» **TASK BRIEF**
Write the data out again, character for character, with no images.

» **DATA SHOWN**
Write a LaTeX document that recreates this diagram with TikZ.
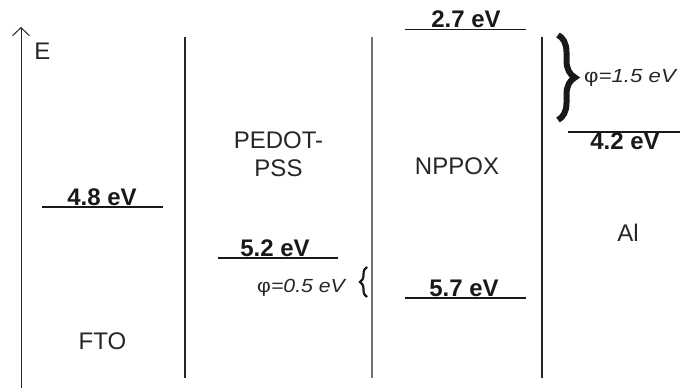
\documentclass[tikz,border=0pt]{standalone}
\usepackage{graphicx}
\usepackage{fontspec}
\setmainfont{Liberation Sans}
\usetikzlibrary{arrows.meta,decorations.pathreplacing}
\begin{document}
\begin{tikzpicture}[x=1pt,y=1pt,
  sep/.style={line width=1.2pt, draw=black!85},
  lvl/.style={line width=1.8pt, draw=black!90},
  lab/.style={inner sep=0pt, anchor=base, font=\fontsize{24}{28}\selectfont, text=black!85},
  val/.style={inner sep=0pt, anchor=base, font=\fontsize{24}{28}\selectfont\bfseries, text=black!90},
  philab/.style={inner sep=0pt, anchor=base west, font=\fontsize{19}{21}\selectfont, text=black!85},
  bracedec/.style={decorate, decoration={brace, amplitude=#1}, draw=black!90}]
\useasboundingbox (0,0) rectangle (680,388);

% energy axis
\coordinate (a0) at (21,0);
\coordinate (a1) at (21,361);
\draw[line width=1pt, draw=black!85, -{Straight Barb[length=8pt,width=17pt]}] (a0) -- (a1);
\node[lab] (E) at (42.5,328) {E};

% separators
\coordinate (s1t) at (185,351); \coordinate (s1b) at (185,10);
\coordinate (s2t) at (372,351); \coordinate (s2b) at (372,10);
\coordinate (s3t) at (542,351); \coordinate (s3b) at (542,10);
\draw[sep] (s1t) -- (s1b);
\draw[sep, draw=black!55] (s2t) -- (s2b);
\draw[sep] (s3t) -- (s3b);

% levels
\coordinate (l48a) at (42,181);   \coordinate (l48b) at (163,181);
\coordinate (l52a) at (218,130);  \coordinate (l52b) at (338,130);
\coordinate (l27a) at (405,358.5);\coordinate (l27b) at (526,358.5);
\coordinate (l57a) at (405,90);   \coordinate (l57b) at (526,90);
\coordinate (l42a) at (568,256.3);\coordinate (l42b) at (680,256.3);
\draw[lvl] (l48a) -- (l48b);
\draw[lvl] (l52a) -- (l52b);
\draw[lvl] (l27a) -- (l27b);
\draw[lvl] (l57a) -- (l57b);
\draw[lvl] (l42a) -- (l42b);

\node[val] (v48) at (102,182) {4.8 eV};
\node[val] (v52) at (275,131) {5.2 eV};
\node[val] (v27) at (466,360) {2.7 eV};
\node[val] (v57) at (464,91) {5.7 eV};
\node[val] (v42) at (625,238) {4.2 eV};

% layer names
\node[lab] (fto) at (102.5,38) {FTO};
\node[lab] (pedot) at (278.5,239) {PEDOT-};
\node[lab] (pss) at (278.5,211) {PSS};
\node[lab] (nppox) at (457,213) {NPPOX};
\node[lab] (al) at (628,146) {Al};

% barriers
\coordinate (b1t) at (558,353); \coordinate (b1b) at (558,268);
\draw[bracedec=17, line width=6pt] (b1t) -- (b1b);
\node[philab] (phi1) at (584,305) {\scalebox{1.17}[1]{φ\textit{=1.5 eV}}};

\coordinate (b2b) at (367,91); \coordinate (b2t) at (367,121);
\draw[bracedec=7, line width=2.2pt] (b2b) -- (b2t);
\node[philab] (phi2) at (257,95) {\scalebox{1.12}[1]{φ\textit{=0.5 eV}}};
\end{tikzpicture}
\end{document}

» **THE REPLY**
Write a LaTeX document that recreates this diagram with TikZ.
\documentclass[tikz,border=0pt]{standalone}
\usepackage{graphicx}
\usepackage{fontspec}
\setmainfont{Liberation Sans}
\usetikzlibrary{arrows.meta,decorations.pathreplacing}
\begin{document}
\begin{tikzpicture}[x=1pt,y=1pt,
  sep/.style={line width=1.2pt, draw=black!85},
  lvl/.style={line width=1.8pt, draw=black!90},
  lab/.style={inner sep=0pt, anchor=base, font=\fontsize{24}{28}\selectfont, text=black!85},
  val/.style={inner sep=0pt, anchor=base, font=\fontsize{24}{28}\selectfont\bfseries, text=black!90},
  philab/.style={inner sep=0pt, anchor=base west, font=\fontsize{19}{21}\selectfont, text=black!85},
  bracedec/.style={decorate, decoration={brace, amplitude=#1}, draw=black!90}]
\useasboundingbox (0,0) rectangle (680,388);

% energy axis
\coordinate (a0) at (21,0);
\coordinate (a1) at (21,361);
\draw[line width=1pt, draw=black!85, -{Straight Barb[length=8pt,width=17pt]}] (a0) -- (a1);
\node[lab] (E) at (42.5,328) {E};

% separators
\coordinate (s1t) at (185,351); \coordinate (s1b) at (185,10);
\coordinate (s2t) at (372,351); \coordinate (s2b) at (372,10);
\coordinate (s3t) at (542,351); \coordinate (s3b) at (542,10);
\draw[sep] (s1t) -- (s1b);
\draw[sep, draw=black!55] (s2t) -- (s2b);
\draw[sep] (s3t) -- (s3b);

% levels
\coordinate (l48a) at (42,181);   \coordinate (l48b) at (163,181);
\coordinate (l52a) at (218,130);  \coordinate (l52b) at (338,130);
\coordinate (l27a) at (405,358.5);\coordinate (l27b) at (526,358.5);
\coordinate (l57a) at (405,90);   \coordinate (l57b) at (526,90);
\coordinate (l42a) at (568,256.3);\coordinate (l42b) at (680,256.3);
\draw[lvl] (l48a) -- (l48b);
\draw[lvl] (l52a) -- (l52b);
\draw[lvl] (l27a) -- (l27b);
\draw[lvl] (l57a) -- (l57b);
\draw[lvl] (l42a) -- (l42b);

\node[val] (v48) at (102,182) {4.8 eV};
\node[val] (v52) at (275,131) {5.2 eV};
\node[val] (v27) at (466,360) {2.7 eV};
\node[val] (v57) at (464,91) {5.7 eV};
\node[val] (v42) at (625,238) {4.2 eV};

% layer names
\node[lab] (fto) at (102.5,38) {FTO};
\node[lab] (pedot) at (278.5,239) {PEDOT-};
\node[lab] (pss) at (278.5,211) {PSS};
\node[lab] (nppox) at (457,213) {NPPOX};
\node[lab] (al) at (628,146) {Al};

% barriers
\coordinate (b1t) at (558,353); \coordinate (b1b) at (558,268);
\draw[bracedec=17, line width=6pt] (b1t) -- (b1b);
\node[philab] (phi1) at (584,305) {\scalebox{1.17}[1]{φ\textit{=1.5 eV}}};

\coordinate (b2b) at (367,91); \coordinate (b2t) at (367,121);
\draw[bracedec=7, line width=2.2pt] (b2b) -- (b2t);
\node[philab] (phi2) at (257,95) {\scalebox{1.12}[1]{φ\textit{=0.5 eV}}};
\end{tikzpicture}
\end{document}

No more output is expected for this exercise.